[Records from a dataset]
--- Start ---

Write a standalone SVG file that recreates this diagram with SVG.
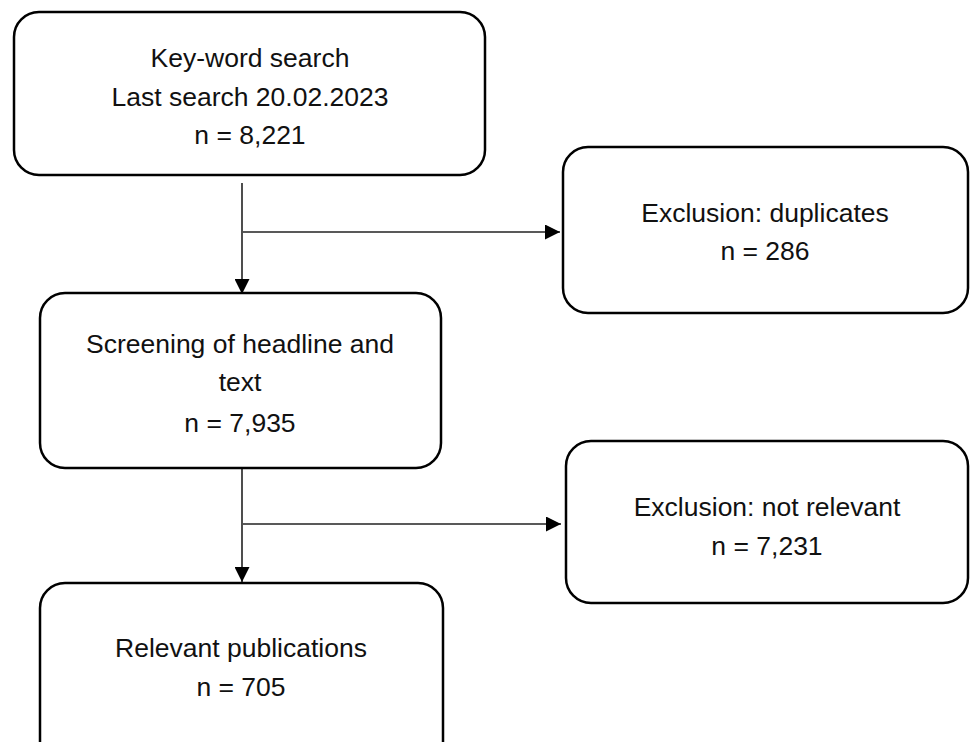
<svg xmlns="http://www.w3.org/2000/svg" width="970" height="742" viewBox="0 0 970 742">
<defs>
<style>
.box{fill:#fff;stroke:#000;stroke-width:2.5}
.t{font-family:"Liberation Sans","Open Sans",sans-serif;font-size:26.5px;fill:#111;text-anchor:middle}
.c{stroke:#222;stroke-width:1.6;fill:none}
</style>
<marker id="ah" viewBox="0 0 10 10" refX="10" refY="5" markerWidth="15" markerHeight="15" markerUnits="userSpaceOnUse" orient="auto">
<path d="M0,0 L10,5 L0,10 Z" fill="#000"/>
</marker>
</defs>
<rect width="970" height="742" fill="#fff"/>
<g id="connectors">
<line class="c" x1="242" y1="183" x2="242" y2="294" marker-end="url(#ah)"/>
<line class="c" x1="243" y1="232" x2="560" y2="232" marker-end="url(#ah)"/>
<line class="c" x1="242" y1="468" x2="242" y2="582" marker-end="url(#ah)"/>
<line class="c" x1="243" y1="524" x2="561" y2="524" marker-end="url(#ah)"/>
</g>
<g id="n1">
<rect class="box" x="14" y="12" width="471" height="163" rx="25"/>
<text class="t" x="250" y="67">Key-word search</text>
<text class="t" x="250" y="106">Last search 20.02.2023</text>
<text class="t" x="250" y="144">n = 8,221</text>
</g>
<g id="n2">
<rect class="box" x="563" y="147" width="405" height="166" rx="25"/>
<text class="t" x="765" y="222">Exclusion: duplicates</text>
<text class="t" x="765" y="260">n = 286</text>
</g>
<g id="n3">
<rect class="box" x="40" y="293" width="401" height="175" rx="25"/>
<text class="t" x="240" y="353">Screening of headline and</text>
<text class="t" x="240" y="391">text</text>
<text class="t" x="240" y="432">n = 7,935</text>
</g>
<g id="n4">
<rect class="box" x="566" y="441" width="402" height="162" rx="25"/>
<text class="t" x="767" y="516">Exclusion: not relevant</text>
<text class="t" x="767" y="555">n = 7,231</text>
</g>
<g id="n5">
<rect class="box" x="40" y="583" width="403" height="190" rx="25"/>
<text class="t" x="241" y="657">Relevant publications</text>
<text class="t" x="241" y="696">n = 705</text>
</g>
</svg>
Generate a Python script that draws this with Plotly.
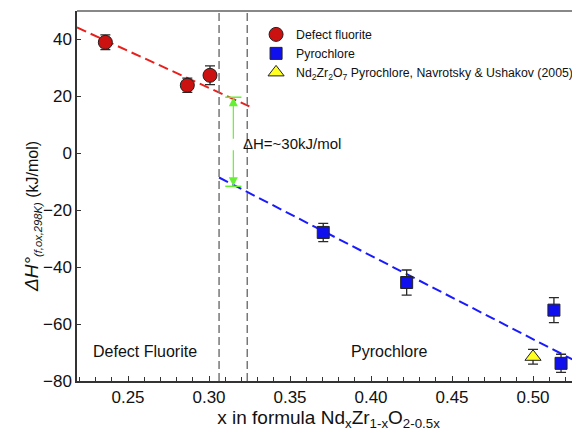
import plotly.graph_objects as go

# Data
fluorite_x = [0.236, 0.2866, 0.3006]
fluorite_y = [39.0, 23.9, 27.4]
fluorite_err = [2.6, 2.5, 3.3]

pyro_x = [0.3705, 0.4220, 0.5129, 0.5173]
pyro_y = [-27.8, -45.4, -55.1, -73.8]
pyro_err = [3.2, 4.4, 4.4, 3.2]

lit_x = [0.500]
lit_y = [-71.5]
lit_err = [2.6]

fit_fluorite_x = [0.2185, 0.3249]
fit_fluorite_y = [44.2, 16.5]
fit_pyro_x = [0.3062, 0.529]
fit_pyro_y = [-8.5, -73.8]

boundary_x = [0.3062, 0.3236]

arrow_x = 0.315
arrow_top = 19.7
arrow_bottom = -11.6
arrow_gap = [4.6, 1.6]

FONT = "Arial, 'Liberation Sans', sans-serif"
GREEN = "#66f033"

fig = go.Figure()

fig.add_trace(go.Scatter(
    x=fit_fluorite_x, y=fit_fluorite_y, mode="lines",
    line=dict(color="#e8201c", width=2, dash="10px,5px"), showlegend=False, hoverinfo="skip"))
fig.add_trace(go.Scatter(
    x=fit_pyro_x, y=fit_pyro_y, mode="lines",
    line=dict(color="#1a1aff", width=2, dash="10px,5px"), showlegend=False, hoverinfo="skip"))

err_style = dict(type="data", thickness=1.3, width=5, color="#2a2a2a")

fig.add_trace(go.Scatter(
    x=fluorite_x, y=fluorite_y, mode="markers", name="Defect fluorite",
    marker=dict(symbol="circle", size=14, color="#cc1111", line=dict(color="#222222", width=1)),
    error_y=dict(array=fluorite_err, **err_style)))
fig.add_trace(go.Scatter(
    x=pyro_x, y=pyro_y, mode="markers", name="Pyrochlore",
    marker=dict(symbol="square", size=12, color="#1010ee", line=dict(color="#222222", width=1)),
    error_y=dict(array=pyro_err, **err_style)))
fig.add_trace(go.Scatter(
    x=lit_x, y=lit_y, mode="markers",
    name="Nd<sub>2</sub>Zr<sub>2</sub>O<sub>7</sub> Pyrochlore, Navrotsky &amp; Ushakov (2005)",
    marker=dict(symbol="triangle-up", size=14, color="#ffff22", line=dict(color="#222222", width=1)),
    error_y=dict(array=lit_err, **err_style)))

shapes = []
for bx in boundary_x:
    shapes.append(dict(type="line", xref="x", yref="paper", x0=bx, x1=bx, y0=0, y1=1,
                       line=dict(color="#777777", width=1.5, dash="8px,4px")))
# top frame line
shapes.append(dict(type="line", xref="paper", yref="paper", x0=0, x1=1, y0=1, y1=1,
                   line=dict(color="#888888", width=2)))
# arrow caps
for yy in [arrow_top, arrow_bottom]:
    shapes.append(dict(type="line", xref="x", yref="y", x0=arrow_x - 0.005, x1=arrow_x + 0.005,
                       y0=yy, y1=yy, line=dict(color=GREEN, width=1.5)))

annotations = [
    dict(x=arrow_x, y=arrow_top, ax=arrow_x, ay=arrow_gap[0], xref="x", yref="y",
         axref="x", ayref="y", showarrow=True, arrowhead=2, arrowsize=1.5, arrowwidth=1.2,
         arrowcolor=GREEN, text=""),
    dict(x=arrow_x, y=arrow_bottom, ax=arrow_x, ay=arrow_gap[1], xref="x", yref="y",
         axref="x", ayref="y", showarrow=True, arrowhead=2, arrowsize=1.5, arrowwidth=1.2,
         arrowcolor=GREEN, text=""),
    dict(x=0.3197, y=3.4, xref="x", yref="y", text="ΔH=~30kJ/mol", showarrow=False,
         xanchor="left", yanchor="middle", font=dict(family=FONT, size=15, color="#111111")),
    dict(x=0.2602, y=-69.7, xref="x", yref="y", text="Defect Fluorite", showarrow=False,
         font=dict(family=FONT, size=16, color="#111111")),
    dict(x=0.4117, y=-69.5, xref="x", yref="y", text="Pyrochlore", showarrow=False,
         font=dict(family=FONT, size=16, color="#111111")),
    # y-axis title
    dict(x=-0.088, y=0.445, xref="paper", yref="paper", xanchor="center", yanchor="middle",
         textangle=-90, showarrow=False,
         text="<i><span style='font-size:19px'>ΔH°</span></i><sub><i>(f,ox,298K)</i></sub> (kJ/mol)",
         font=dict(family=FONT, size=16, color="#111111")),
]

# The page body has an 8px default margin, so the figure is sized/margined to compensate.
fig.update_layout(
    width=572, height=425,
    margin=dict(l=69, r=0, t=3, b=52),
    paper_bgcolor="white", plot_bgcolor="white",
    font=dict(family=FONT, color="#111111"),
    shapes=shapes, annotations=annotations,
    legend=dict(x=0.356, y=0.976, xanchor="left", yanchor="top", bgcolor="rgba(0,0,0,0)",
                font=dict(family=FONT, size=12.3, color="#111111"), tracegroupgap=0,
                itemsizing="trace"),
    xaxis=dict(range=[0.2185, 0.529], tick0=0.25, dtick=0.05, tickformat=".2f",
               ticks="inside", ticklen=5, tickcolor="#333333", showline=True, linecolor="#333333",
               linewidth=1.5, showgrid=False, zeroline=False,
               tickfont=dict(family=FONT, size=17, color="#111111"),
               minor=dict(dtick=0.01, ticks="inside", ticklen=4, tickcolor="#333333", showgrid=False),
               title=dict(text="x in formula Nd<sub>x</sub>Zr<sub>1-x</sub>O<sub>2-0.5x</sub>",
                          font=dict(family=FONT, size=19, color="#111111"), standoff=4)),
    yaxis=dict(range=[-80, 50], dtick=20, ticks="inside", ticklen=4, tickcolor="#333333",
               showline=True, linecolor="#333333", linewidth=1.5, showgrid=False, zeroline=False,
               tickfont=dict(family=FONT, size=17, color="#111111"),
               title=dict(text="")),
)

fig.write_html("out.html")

--- End ---

** Task details **
Restate exactly, please, only the lines between the start of the data and the line containing "pyro_err = [3.2, 4.4, 4.4, 3.2]", both ends included, skipping the pictures.

** Correct result **
Write a standalone SVG file that recreates this diagram with SVG.
<svg xmlns="http://www.w3.org/2000/svg" width="970" height="742" viewBox="0 0 970 742">
<defs>
<style>
.box{fill:#fff;stroke:#000;stroke-width:2.5}
.t{font-family:"Liberation Sans","Open Sans",sans-serif;font-size:26.5px;fill:#111;text-anchor:middle}
.c{stroke:#222;stroke-width:1.6;fill:none}
</style>
<marker id="ah" viewBox="0 0 10 10" refX="10" refY="5" markerWidth="15" markerHeight="15" markerUnits="userSpaceOnUse" orient="auto">
<path d="M0,0 L10,5 L0,10 Z" fill="#000"/>
</marker>
</defs>
<rect width="970" height="742" fill="#fff"/>
<g id="connectors">
<line class="c" x1="242" y1="183" x2="242" y2="294" marker-end="url(#ah)"/>
<line class="c" x1="243" y1="232" x2="560" y2="232" marker-end="url(#ah)"/>
<line class="c" x1="242" y1="468" x2="242" y2="582" marker-end="url(#ah)"/>
<line class="c" x1="243" y1="524" x2="561" y2="524" marker-end="url(#ah)"/>
</g>
<g id="n1">
<rect class="box" x="14" y="12" width="471" height="163" rx="25"/>
<text class="t" x="250" y="67">Key-word search</text>
<text class="t" x="250" y="106">Last search 20.02.2023</text>
<text class="t" x="250" y="144">n = 8,221</text>
</g>
<g id="n2">
<rect class="box" x="563" y="147" width="405" height="166" rx="25"/>
<text class="t" x="765" y="222">Exclusion: duplicates</text>
<text class="t" x="765" y="260">n = 286</text>
</g>
<g id="n3">
<rect class="box" x="40" y="293" width="401" height="175" rx="25"/>
<text class="t" x="240" y="353">Screening of headline and</text>
<text class="t" x="240" y="391">text</text>
<text class="t" x="240" y="432">n = 7,935</text>
</g>
<g id="n4">
<rect class="box" x="566" y="441" width="402" height="162" rx="25"/>
<text class="t" x="767" y="516">Exclusion: not relevant</text>
<text class="t" x="767" y="555">n = 7,231</text>
</g>
<g id="n5">
<rect class="box" x="40" y="583" width="403" height="190" rx="25"/>
<text class="t" x="241" y="657">Relevant publications</text>
<text class="t" x="241" y="696">n = 705</text>
</g>
</svg>
Generate a Python script that draws this with Plotly.
import plotly.graph_objects as go

# Data
fluorite_x = [0.236, 0.2866, 0.3006]
fluorite_y = [39.0, 23.9, 27.4]
fluorite_err = [2.6, 2.5, 3.3]

pyro_x = [0.3705, 0.4220, 0.5129, 0.5173]
pyro_y = [-27.8, -45.4, -55.1, -73.8]
pyro_err = [3.2, 4.4, 4.4, 3.2]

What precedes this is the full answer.